In een eerste hoofdstuk wordt niet dieper ingegaan op het gerechtelijk onderzoek gevoerd door de politiediensten, maar wordt het politioneel apparaat van het midden van de negentiende eeuw structureel uit de doeken gedaan.  Het volgende hoofdstuk handelt over de straffen en in een derde hoofdstuk wordt nagegaan hoe de bevolking zich gedroeg ten overstaan van de benden.

HOOFDSTUK 1: DE POLITIE

De meest toegepaste vorm van “controle” in de negentiende eeuw was de repressie.  Van preventie was nog geen sprake.  Het doel was de openbare veiligheid en de rust van de inwoners te verzekeren en te garanderen dat hun eigendommen beschermd werden tegen schade.  Om dit in goede banen te leiden, deed men een beroep op drie belangrijke officiële politiemachten: de gemeentelijke politie, de landelijke politie en de gendarmerie

De gemeentelijke politie werd in de negentiende eeuw vooral gezien als een soort privé-bewakingsdienst van bepaalde klassen.  Hoewel de politie opgericht was om de veiligheid van alle burgers te garanderen, ontstond er een zeker wantrouwen bij de breedste laag van de bevolking.  Men zag de overheid, de rijke klassen en de politie als vijanden.  Vandaar dat we voor de slachtoffers een groot “dark-number” voor ogen moeten houden.  De bevoegdheden van de politie vallen uiteen in vijf deelaspecten.[219]

1e verzekering van veiligheid en goede doorgang van publieke wegen en plaatsen.

2e bestraffing van inbreuken op de openbare rust.

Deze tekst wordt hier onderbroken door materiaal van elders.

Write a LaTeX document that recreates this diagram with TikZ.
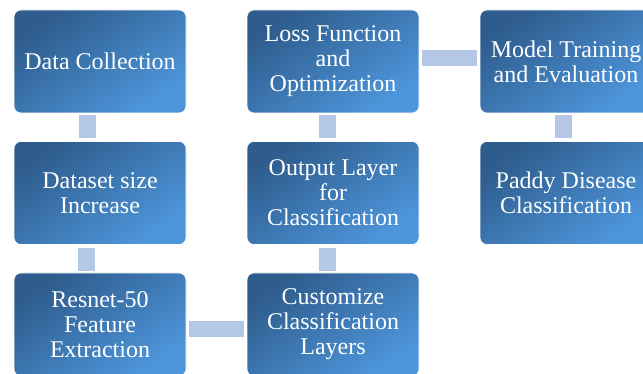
\documentclass[tikz,border=0pt]{standalone}
\usepackage{fontspec}
\setmainfont{Liberation Serif}
\definecolor{boxdark}{RGB}{46,92,140}
\definecolor{boxlight}{RGB}{78,150,220}
\definecolor{connc}{RGB}{180,199,231}
\begin{document}
\begin{tikzpicture}[x=1pt,y=1pt,
  stagebox/.style={rounded corners=7pt, minimum width=172pt, minimum height=103pt,
    inner sep=0pt, top color=boxdark, bottom color=boxlight, shading angle=35,
    draw=white, line width=0.6pt, text=white, align=center,
    font=\fontsize{24}{25}\selectfont},
  conn/.style={connc, line width=17pt}]
\useasboundingbox (0,0) rectangle (643,374);
\clip (0,0) rectangle (643,374);
\node[stagebox] (A) at (100,312.5) {Data Collection};
\node[stagebox] (B) at (100,181) {Dataset size\\Increase};
\node[stagebox] (C) at (100,49.5) {Resnet-50\\Feature\\Extraction};
\node[stagebox] (D) at (333,49.5) {Customize\\Classification\\Layers};
\node[stagebox] (E) at (333,181) {Output Layer\\for\\Classification};
\node[stagebox] (F) at (333,312.5) {Loss Function\\and\\Optimization};
\node[stagebox] (G) at (566,312.5) {Model Training\\and Evaluation};
\node[stagebox] (H) at (566,181) {Paddy Disease\\Classification};
\draw[conn] ([xshift=-12.5pt,yshift=-2pt]A.south) -- ([xshift=-12.5pt,yshift=3pt]B.north);
\draw[conn] ([xshift=-13.5pt,yshift=-3pt]B.south) -- ([xshift=-13.5pt,yshift=2pt]C.north);
\draw[conn,line width=16pt] ([xshift=3pt,yshift=-4.5pt]C.east) -- ([xshift=-3pt,yshift=-4.5pt]D.west);
\draw[conn] ([xshift=-5.5pt,yshift=2pt]D.north) -- ([xshift=-5.5pt,yshift=-3pt]E.south);
\draw[conn] ([xshift=-5.5pt,yshift=3pt]E.north) -- ([xshift=-5.5pt,yshift=-2pt]F.south);
\draw[conn,line width=16pt] ([xshift=3pt,yshift=3.5pt]F.east) -- ([xshift=-3pt,yshift=3.5pt]G.west);
\draw[conn] ([xshift=-2.5pt,yshift=-2pt]G.south) -- ([xshift=-2.5pt,yshift=3pt]H.north);
\end{tikzpicture}
\end{document}
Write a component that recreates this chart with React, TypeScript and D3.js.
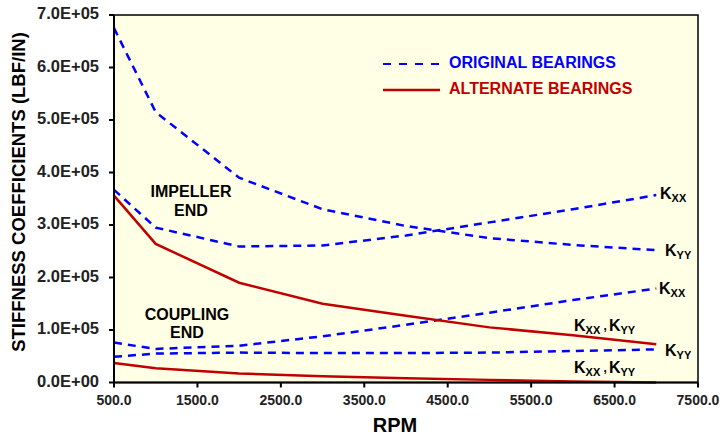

3e ordehandhaving op publieke samenkomsten.

4e controle op de verkoop van etenswaren.

5e het voorkomen van ongelukken, brand, epidemies of andere rampen.

Deze bevoegdheden zijn evenwel beperkt.  De politie mag niet optreden buiten het grondgebied van de eigen gemeente, en de politieverordeningen mogen uiteraard de gemeentelijke bevoegdheden niet overschrijden, noch in tegenspraak zijn met de bestaande wetten.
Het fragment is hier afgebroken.